Une diplomatie du chiffre au cœur de la gouvernance congolaise
Lorsqu’un État choisit de se raconter par la précision statistique plutôt que par la seule rhétorique, il envoie un signal clair à sa communauté nationale et internationale. L’officialisation, à Brazzaville, de la troisième Enquête Démographique et de Santé (EDS III) s’inscrit dans cette logique. Sous l’égide du Ministre de l’Économie, du Plan et de l’Intégration régionale, flanqué de son homologue de la Santé, la cérémonie a réuni représentants de Catholic Relief Services, de la Banque mondiale et des agences onusiennes. L’assise diplomatique de l’évènement n’échappe à personne : derrière la collecte de micro-données se joue la projection macro-politique d’un pays désireux de consolider sa crédibilité réformatrice.
La mécanique méthodologique d’une enquête d’envergure
Depuis la première campagne de 2005, puis celle de 2011-2012, l’appareil statistique congolais a étoffé ses compétences. Le Directeur général de l’Institut national de la statistique (INS) a, chiffres à l’appui, détaillé les jalons déjà franchis : finalisation des questionnaires, tests de robustesse des outils numériques, cartographie fine de l’habitat. Viendra bientôt la formation des agents enquêteurs, étape cruciale visant à uniformiser les entretiens et fiabiliser la mesure des indicateurs de mortalité infantile, de couverture vaccinale ou de prévalence paludique. Cette rigueur procédurale répond aux standards de la Demographic and Health Survey (DHS) Program, garantissant la comparabilité internationale des résultats.
CRS, Banque mondiale et partenaires : l’architecture financière et technique
À l’heure où la soutenabilité budgétaire reste une préoccupation centrale des États, le financement de l’EDS III illustre un partage de responsabilités équilibré.

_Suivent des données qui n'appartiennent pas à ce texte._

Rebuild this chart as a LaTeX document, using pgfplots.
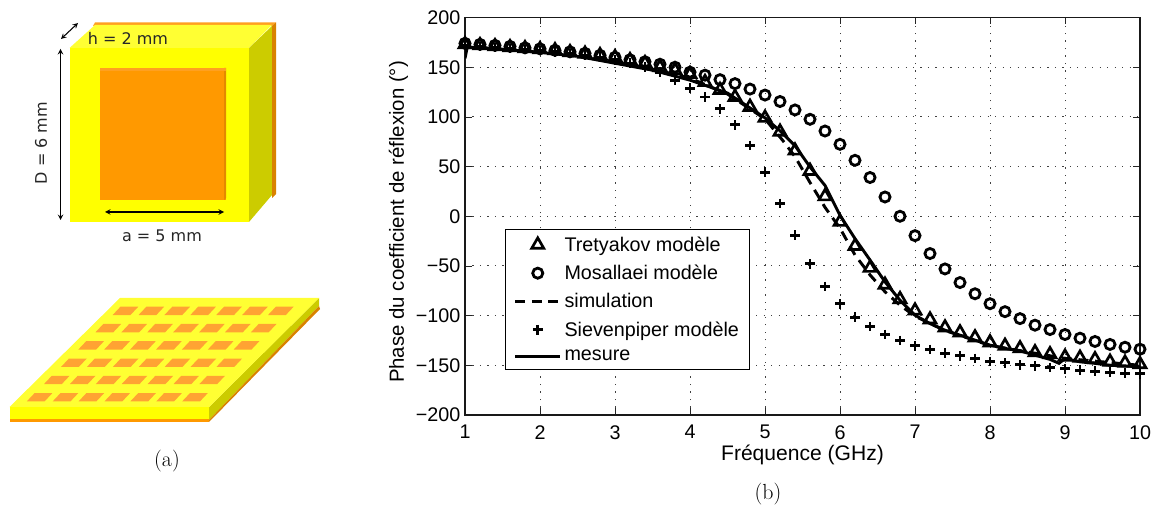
\documentclass[border=0pt]{standalone}
\usepackage{fontspec}
\setsansfont{Liberation Sans}
\newfontfamily\djv{DejaVu Sans}
\usepackage{pgfplots}
\pgfplotsset{compat=1.18}
\usepackage{pgfplotstable}
\definecolor{cface}{HTML}{FFFF00}
\definecolor{ctop}{HTML}{FFFF33}
\definecolor{cside}{HTML}{CCCC00}
\definecolor{csq}{HTML}{FF9900}
\definecolor{csqtop}{HTML}{FFA020}
\definecolor{cstrip}{HTML}{D98200}
\definecolor{cpatch}{HTML}{FFA333}
\pgfplotstableread{
x tre mos sie
1.0 173 174 172
1.2 172 173 171
1.4 171 172 170
1.6 170 171 169
1.8 169 169.5 168
2.0 168 168.5 167
2.2 167 167 165.5
2.4 165 165.5 164
2.6 163.5 164 162
2.8 162 162 160
3.0 160 160 157.5
3.2 157 157.5 154
3.4 154 155.5 150
3.6 150 153 145
3.8 147 150 137
4.0 143 145 129
4.2 135 142 120
4.4 127 137.5 108
4.6 120 133.5 92
4.8 110 128 71.4
5.0 99 122 44.5
5.2 85 115.5 13
5.4 66 107 -19
5.6 45.6 97.6 -48
5.8 20 85.8 -70.7
6.0 -5.7 72.4 -88
6.2 -30 56.3 -101.6
6.4 -52 39 -111
6.6 -69 19.4 -119
6.8 -83.5 0 -125
7.0 -95 -19.5 -130.5
7.2 -104 -37.5 -134
7.4 -112 -53 -137.8
7.6 -117 -66.7 -140.5
7.8 -122 -78 -143
8.0 -127 -88 -146
8.2 -130.5 -96 -147.5
8.4 -133 -103 -149.6
8.6 -137 -109.6 -150.6
8.8 -139 -114 -152
9.0 -141.5 -119 -153.5
9.2 -142.5 -122.7 -155
9.4 -144 -126 -156
9.6 -146.5 -129 -157
9.8 -147.5 -131.8 -158
10.0 -149 -133.8 -158.7
}\models
\begin{document}
\begin{tikzpicture}[x=0.75pt,y=-0.75pt]
\useasboundingbox (0,0) rectangle (1154,506);
% --- unit cell
\fill[csqtop] (95,22.5) -- (276,22.5) -- (272,26) -- (93,26) -- cycle;
\fill[ctop] (69.5,48) -- (95,25) -- (272,25) -- (249,48) -- cycle;
\fill[cside] (249,48) -- (272,26) -- (272,195) -- (249,222) -- cycle;
\fill[cstrip] (272,26) -- (276,22.5) -- (276,194) -- (272,198) -- cycle;
\fill[cface] (69.5,48) rectangle (249,222);
\fill[csq] (99.5,68) rectangle (226,200);
\fill[cstrip!70!csq] (224,68) -- (226,68) -- (226,198) -- (224,200) -- cycle;
\fill[csqtop] (99.5,68) rectangle (226,71);
\draw[black,line width=0.8pt,<->,>=stealth] (60.5,49) -- (60.5,220);
\draw[black,line width=0.8pt,<->,>=stealth] (105,212) -- (224,212);
\draw[black,line width=0.8pt,<->,>=stealth] (61,39) -- (78,23);
\node[font=\djv\fontsize{12}{14}\selectfont,text=black!85,rotate=90] at (41,143) {D = 6 mm};
\node[font=\djv\fontsize{12}{14}\selectfont,text=black!85] at (128,38) {h = 2 mm};
\node[font=\djv\fontsize{12}{14}\selectfont,text=black!85] at (162,236) {a = 5 mm};
% --- board
\fill[cside] (209,407) -- (319,298) -- (319,306) -- (209,420) -- cycle;
\fill[cstrip] (209,420) -- (319,306) -- (320,309) -- (209,422) -- cycle;
\fill[ctop] (120,298) -- (319,298) -- (209,407) -- (9.5,407) -- cycle;
\fill[cface] (9.5,407) rectangle (209,419);
\fill[csq] (9.5,419) rectangle (209,422);
\foreach \r in {0,...,5}{
  \foreach \c in {0,...,6}{
    \pgfmathsetmacro{\xa}{(338-51.5*\r)/3+\c*25.9}
    \pgfmathsetmacro{\ya}{270+(135+51.8*\r)/3}
    \fill[cpatch] (\xa,\ya) -- (\xa+17.8,\ya) -- (\xa+25.6,\ya-8.3) -- (\xa+7.8,\ya-8.3) -- cycle;
  }
}
\node[font=\rmfamily\fontsize{16.4}{18}\selectfont] at (167,461) {(a)};
\node[font=\rmfamily\fontsize{16.4}{18}\selectfont] at (768,494) {(b)};
% --- axis
\begin{axis}[
  at={(465*0.75pt,-415*0.75pt)}, anchor=south west,
  scale only axis, width=506.25pt, height=298.1pt,
  xmin=1, xmax=10, ymin=-200, ymax=200,
  xtick={1,...,10}, ytick={-200,-150,-100,-50,0,50,100,150,200},
  yticklabels={−200,−150,−100,−50,0,50,100,150,200},
  tick align=inside, tick pos=both, major tick length=5pt,
  tick style={black!85,line width=0.6pt},
  axis line style={black!90,line width=1.1pt},
  grid=major,
  grid style={black!75,line width=0.7pt,dash pattern=on 0.9pt off 4.7pt},
  font=\sffamily\fontsize{14.8}{17}\selectfont,
  tick label style={font=\sffamily\fontsize{14.8}{17}\selectfont},
  xticklabel style={yshift=-4.2pt},
  /pgf/number format/assume math mode=true,
  xlabel={Fréquence (GHz)}, ylabel={Phase du coefficient de réflexion (°)},
  xlabel style={at={(axis description cs:0.5,-0.1006)},anchor=center,font=\sffamily\fontsize{15.8}{18}\selectfont},
  ylabel style={at={(axis description cs:-0.0985,0.4855)},anchor=center,font=\sffamily\fontsize{15.3}{18}\selectfont},
  legend style={at={(0.0593,0.468)},anchor=north west,draw=black,line width=0.9pt,
    font=\sffamily\fontsize{14.8}{17}\selectfont,cells={anchor=west},
    row sep=4.9pt,inner xsep=6pt,inner ysep=3.2pt},
  legend image code/.code={\draw[mark repeat=2,mark phase=2,#1] plot coordinates {(0pt,0pt)(17pt,0pt)(34pt,0pt)};},
]
\addplot[only marks,mark=triangle,mark size=5.2pt,mark options={line width=2pt}] table[x=x,y=tre]{\models};
\addlegendentry{Tretyakov modèle}
\addplot[only marks,mark=o,mark size=3.8pt,mark options={line width=2.1pt}] table[x=x,y=mos]{\models};
\addlegendentry{Mosallaei modèle}
\addplot[line width=2.2pt,dash pattern=on 7.5pt off 5pt] coordinates {
(1,170)(1.5,168)(2,165)(2.5,161)(3,155)(3.5,148)(4,139)(4.5,123)(5,98)(5.24,76)(5.4,60)(5.6,34)(5.8,9)(6,-12)(6.2,-39)(6.4,-59)(6.6,-76)(6.8,-89.5)(7,-100.6)(7.4,-115)(8,-130)(9,-143)(10,-150)};
\addlegendentry{simulation}
\addplot[only marks,mark=+,mark size=3.6pt,mark options={line width=2.2pt}] table[x=x,y=sie]{\models};
\addlegendentry{Sievenpiper modèle}
\addplot[line width=2.2pt] coordinates {
(1,159)(1.03,170)(1.2,170)(1.5,168)(2,165)(2.5,161)(3,154)(3.5,147)(4,137)(4.5,124)(5,99)(5.2,86)(5.4,71)(5.6,49.7)(5.8,31)(6,1)(6.2,-22.5)(6.4,-44)(6.6,-66)(6.8,-84.5)(7,-99.6)(7.2,-108)(7.4,-114.7)(7.6,-119.7)(7.8,-124.7)(8,-129.7)(8.2,-133)(8.4,-135.5)(8.6,-139.8)(8.8,-144)(8.92,-148)(9,-143)(9.2,-146.5)(9.4,-148)(9.6,-150)(9.8,-150.6)(10,-151.6)};
\addlegendentry{mesure}
\end{axis}
\end{tikzpicture}
\end{document}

Catholic Relief Services mobilise près d’un milliard de francs CFA, soit 48 % de l’enveloppe globale, tirés de la subvention GC7 du Fonds mondial. La Banque mondiale apporte, pour sa part, une contribution ciblée sur l’assistance technique et la modernisation des infrastructures de collecte mobile. L’engagement de ces partenaires s’explique par la pertinence des retombées attendues : un socle statistique crédible constitue un atout précieux pour l’allocation efficiente des ressources et la traçabilité des programmes financés par la communauté des bailleurs.
Vers une culture nationale de la donnée probante
Sous la houlette du Président Denis Sassou Nguesso, la planification publique s’est structurée autour du Plan national de développement 2022-2026, dont l’un des nerfs demeure la disponibilité d’indicateurs actualisés. Les deux premières EDS avaient permis d’éclairer des domaines aussi divers que l’accès à l’eau potable ou la santé maternelle. En actualisant la photographie socio-sanitaire, l’EDS III répond donc à un double impératif : affiner les cibles de la politique nationale de solidarité et consolider le tableau de bord réclamé par les institutions de Bretton Woods dans leur dialogue macro-économique avec Brazzaville. « L’évidence statistique protège la politique publique de l’arbitraire », résume un haut fonctionnaire du ministère du Plan.
Défis logistiques et opportunités d’intégration régionale
L’enquête, qui couvrira plus de quarante mille ménages répartis sur l’ensemble du territoire, pose un défi d’accessibilité, notamment dans la Likouala inondable ou les districts forestiers de la Sangha. Le recours à des tablettes satellitaires et à la cartographie participative permettra de limiter les zones blanches. Par ailleurs, l’adhésion du Congo aux initiatives d’harmonisation statistique de la Communauté économique et monétaire de l’Afrique centrale (CEMAC) ouvre la voie à une lecture régionale des indicateurs, favorisant la convergence des politiques de santé transfrontalière, notamment sur la tuberculose et la gestion des épidémies zoonotiques.
Perspectives stratégiques pour la décennie 2025-2035
Au-delà de la publication des résultats attendue fin 2026, l’EDS III devrait impulser un cercle vertueux. D’une part, la montée en compétence des statisticiens nationaux consolidera le transfert technologique et la pérennité des bonnes pratiques. D’autre part, la crédibilité des données renforcera la position du Congo dans les négociations internationales relatives au financement climatique et à la sécurité sanitaire mondiale. À terme, les projections démographiques serviront de base à l’optimisation du réseau scolaire, à l’extension de la couverture santé universelle et à la territorialisation des investissements agricoles. Autant d’axes qui, conjugués, nourrissent la vision d’un développement durable, inclusif et résolument tourné vers l’avenir.